One of the evils of the tongue is gossip. Gossip is defined as “a person who chatters or repeats idle talk and rumors about the private affairs of others.”
Rick Warren gave a great definition of gossip and how we know when we are gossiping. He said, “When we are talking about a situation with somebody who is neither part of the problem or part of the solution, then we are probably gossiping.” Notice what the Bible teaches about gossip.
The Bible teaches that gossip comes from an evil heart (Luke 6:45), often arises from hatred (Psalms 109:3) and happens when people are idle (1 Timothy 5:13). It is a characteristic of the devil (Revelation 12:10). The Bible also reminds us to keep private matters private (Proverbs 11:13; 25:9-10).
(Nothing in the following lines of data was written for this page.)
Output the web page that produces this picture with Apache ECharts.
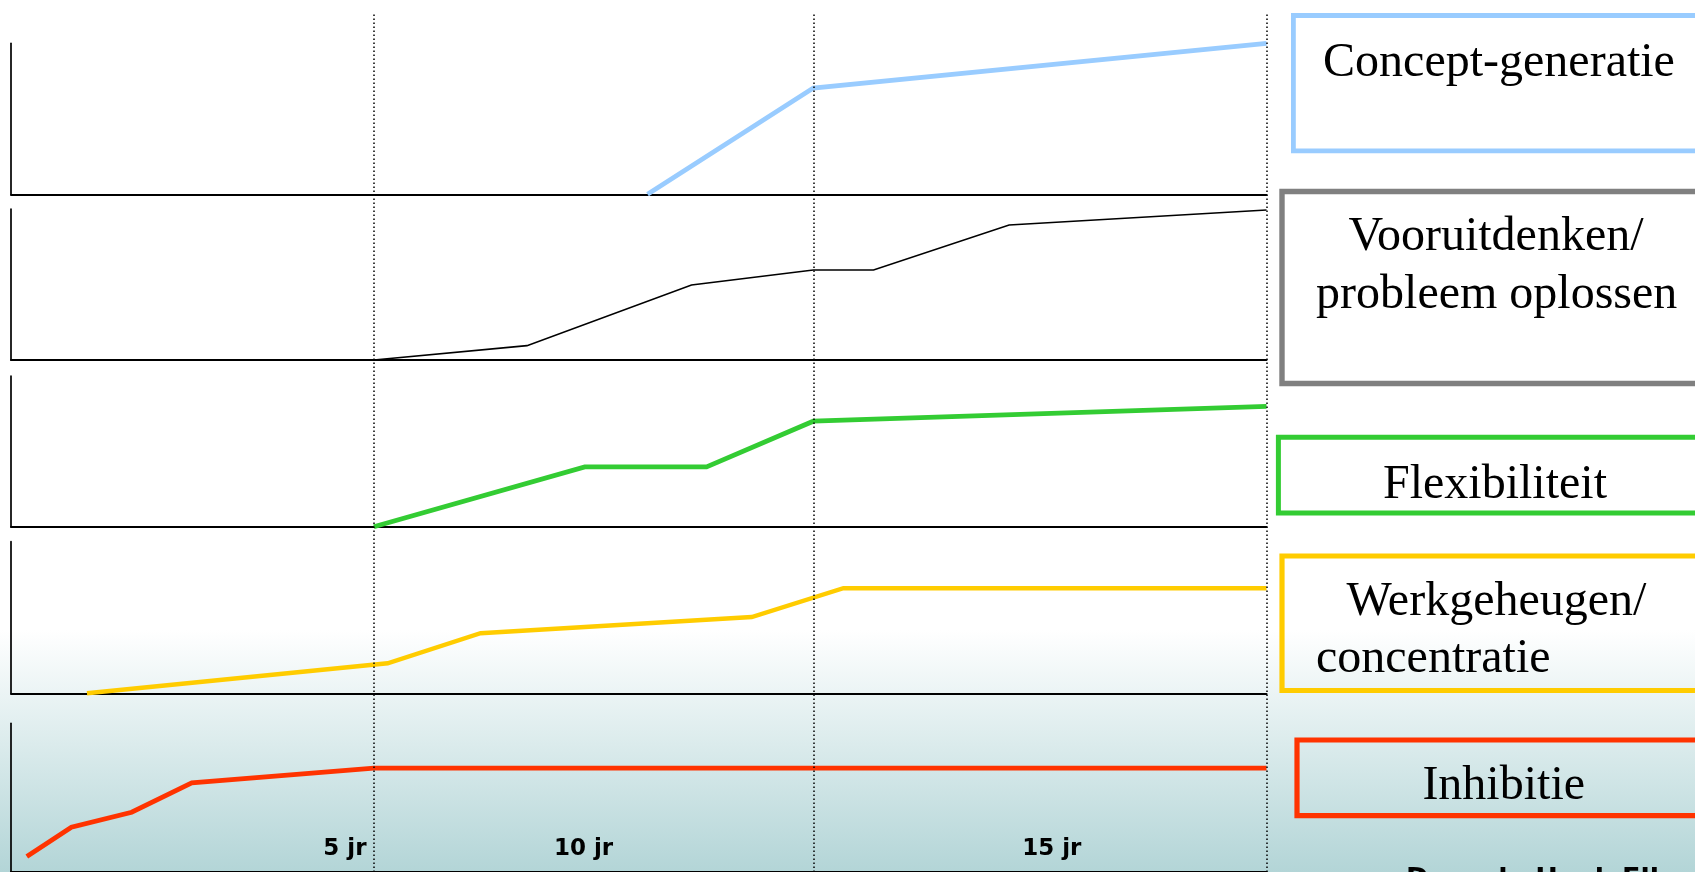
<!DOCTYPE html>
<html><head><meta charset="utf-8">
<script src="https://cdn.jsdelivr.net/npm/echarts@6/dist/echarts.min.js"></script>
<style>
html,body{margin:0;padding:0;overflow:hidden;}
#c{width:1695px;height:872px;background:linear-gradient(to bottom,#ffffff 0px,#ffffff 630px,#b3d5d7 872px);}
</style></head><body><div id="c"></div>
<script>
// ---- data (schematic scale: x 0..100 across the plot, y 0..100 per panel) ----
const panelNames = ['Concept-generatie', 'Vooruitdenken/', 'probleem oplossen', 'Flexibiliteit', 'Werkgeheugen/', 'concentratie', 'Inhibitie'];
const conceptX = [50.7, 63.9, 100];
const conceptY = [0, 70.4, 100];
const planX = [28.9, 41.1, 54.2, 63.9, 68.7, 79.5, 100];
const planY = [0, 9.5, 49.7, 59.6, 59.6, 89.4, 99.3];
const flexX = [28.9, 45.7, 55.4, 63.9, 100];
const flexY = [0, 39.7, 39.7, 70, 79.9];
const memX = [6.05, 30.0, 37.4, 59.0, 66.3, 100];
const memY = [0, 19.8, 39.6, 50.3, 69.3, 69.3];
const inhX = [1.26, 4.81, 9.61, 14.4, 28.9, 100];
const inhY = [10.4, 30.1, 40.2, 60, 69.9, 69.9];
const ageTickPos = [26.6, 45.6, 82.9];
const ageTickLabels = ['5 jr', '10 jr', '15 jr'];
const milestoneX = [28.9, 63.9, 100];
const sourceText = 'Door de Hoek Ellen';

// ---- layout ----
const L = 11, R = 1695 - 1266.5;
const panelTops = [43.3, 209, 376, 541.7, 723.3];
const panelH = [151, 151, 150.7, 151.6, 151.6];
const colors = ['#99ccff', '#000000', '#33cc33', '#ffcc00', '#ff3300'];
const widths = [4.8, 1.6, 4.8, 4.4, 4.8];
const seriesX = [conceptX, planX, flexX, memX, inhX];
const seriesY = [conceptY, planY, flexY, memY, inhY];

const grids = [{left: L, right: R, top: 13, bottom: 0}];
const xAxes = [{gridIndex: 0, type: 'value', min: 0, max: 100, show: false}];
const yAxes = [{gridIndex: 0, type: 'value', min: 0, max: 100, show: false}];
const series = [{
  type: 'line', xAxisIndex: 0, yAxisIndex: 0, data: [], silent: true,
  markLine: {
    silent: true, symbol: ['none', 'none'], label: {show: false},
    lineStyle: {color: '#000', type: [1.6, 2.4], width: 1.5},
    data: milestoneX.map(v => ({xAxis: v}))
  }
}];

for (let i = 0; i < 5; i++) {
  grids.push({left: L, right: R, top: panelTops[i], height: panelH[i]});
  const xa = {
    gridIndex: i + 1, type: 'value', min: 0, max: 100,
    axisLine: {show: true, onZero: false, lineStyle: {color: '#000', width: 2}},
    axisTick: {show: false}, splitLine: {show: false}, axisLabel: {show: false}
  };
  if (i === 4) {
    xa.axisLabel = {
      show: true, inside: true, margin: 23, verticalAlign: 'middle',
      customValues: ageTickPos,
      formatter: function (v) {
        const k = ageTickPos.findIndex(p => Math.abs(p - v) < 0.01);
        return k >= 0 ? ageTickLabels[k] : '';
      },
      color: '#000', fontFamily: 'DejaVu Sans', fontWeight: 'bold', fontSize: 23
    };
  }
  xAxes.push(xa);
  yAxes.push({
    gridIndex: i + 1, type: 'value', min: 0, max: 100,
    axisLine: {show: true, onZero: false, lineStyle: {color: '#000', width: 1.7}},
    axisTick: {show: false}, splitLine: {show: false}, axisLabel: {show: false}
  });
  series.push({
    type: 'line', xAxisIndex: i + 1, yAxisIndex: i + 1, clip: false,
    showSymbol: false, symbol: 'none', silent: true,
    lineStyle: {color: colors[i], width: widths[i], join: 'miter'},
    data: seriesX[i].map((x, j) => [x, seriesY[i][j]])
  });
}

const serif = 'Liberation Serif';
function boxText(t, x, yBase, align) {
  return {type: 'text', style: {text: t, x: x, y: yBase - 11, align: align || 'center', verticalAlign: 'middle',
    font: '48px "' + serif + '"', fill: '#000'}};
}
const graphic = [
  {type: 'rect', shape: {x: 1293.4, y: 15.5, width: 440, height: 135.3}, style: {fill: 'none', stroke: colors[0], lineWidth: 4.8}},
  {type: 'rect', shape: {x: 1282, y: 191.5, width: 440, height: 192}, style: {fill: 'none', stroke: '#808080', lineWidth: 5.4}},
  {type: 'rect', shape: {x: 1278.4, y: 437.3, width: 440, height: 75.7}, style: {fill: 'none', stroke: colors[2], lineWidth: 5}},
  {type: 'rect', shape: {x: 1282, y: 556, width: 440, height: 134.5}, style: {fill: 'none', stroke: colors[3], lineWidth: 5.2}},
  {type: 'rect', shape: {x: 1297, y: 740, width: 440, height: 75.6}, style: {fill: 'none', stroke: colors[4], lineWidth: 5.2}},
  boxText(panelNames[0], 1499, 74),
  boxText(panelNames[1], 1496, 248),
  boxText(panelNames[2], 1496.7, 306.7),
  boxText(panelNames[3], 1495, 496.7),
  boxText(panelNames[4], 1346.4, 613.3, 'left'),
  boxText(panelNames[5], 1316, 670.7, 'left'),
  boxText(panelNames[6], 1503.7, 797.3),
  {type: 'text', style: {text: sourceText, x: 1406, y: 880, align: 'left', verticalAlign: 'middle',
    font: 'bold 27px "DejaVu Sans"', fill: '#000'}}
];

const chart = echarts.init(document.getElementById('c'), null, {renderer: 'canvas'});
chart.setOption({
  animation: false,
  backgroundColor: 'transparent',
  grid: grids, xAxis: xAxes, yAxis: yAxes, series: series, graphic: graphic
});
</script></body></html>
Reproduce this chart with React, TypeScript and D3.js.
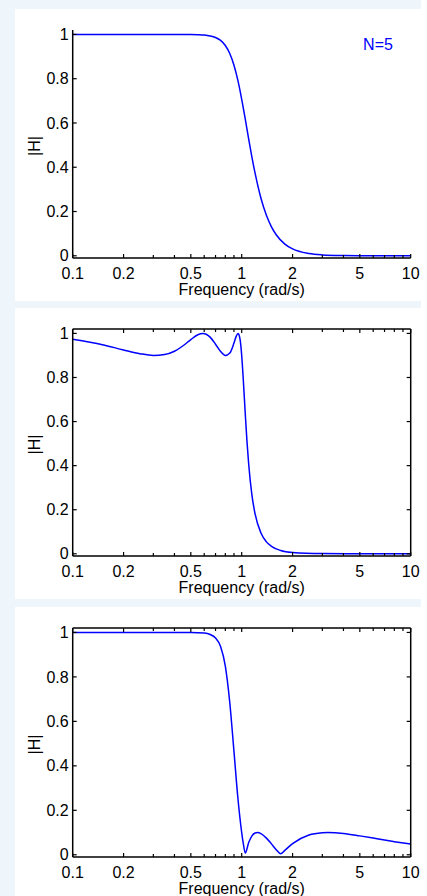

Knowing this to be true, why would anyone, especially a Christian want to gossip? Yet, many still do like Harriet. Harriet, the church gossip and self-appointed supervisor of the church’s morals kept sticking her nose into other people’s business. Several church members were unappreciative of her activities but feared her enough to maintain their silence. She made a mistake, however, when she accused George, a new member, of being an alcoholic after she saw his pickup truck parked all afternoon in front of the town’s only bar. She commented to George and to others that everyone seeing it there would know that he was an alcoholic. George, a man of few words, stared at her for a moment and then just walked away. He said nothing. Later that evening, George quietly parked his pickup in front of Harriet’s house and left it there all night.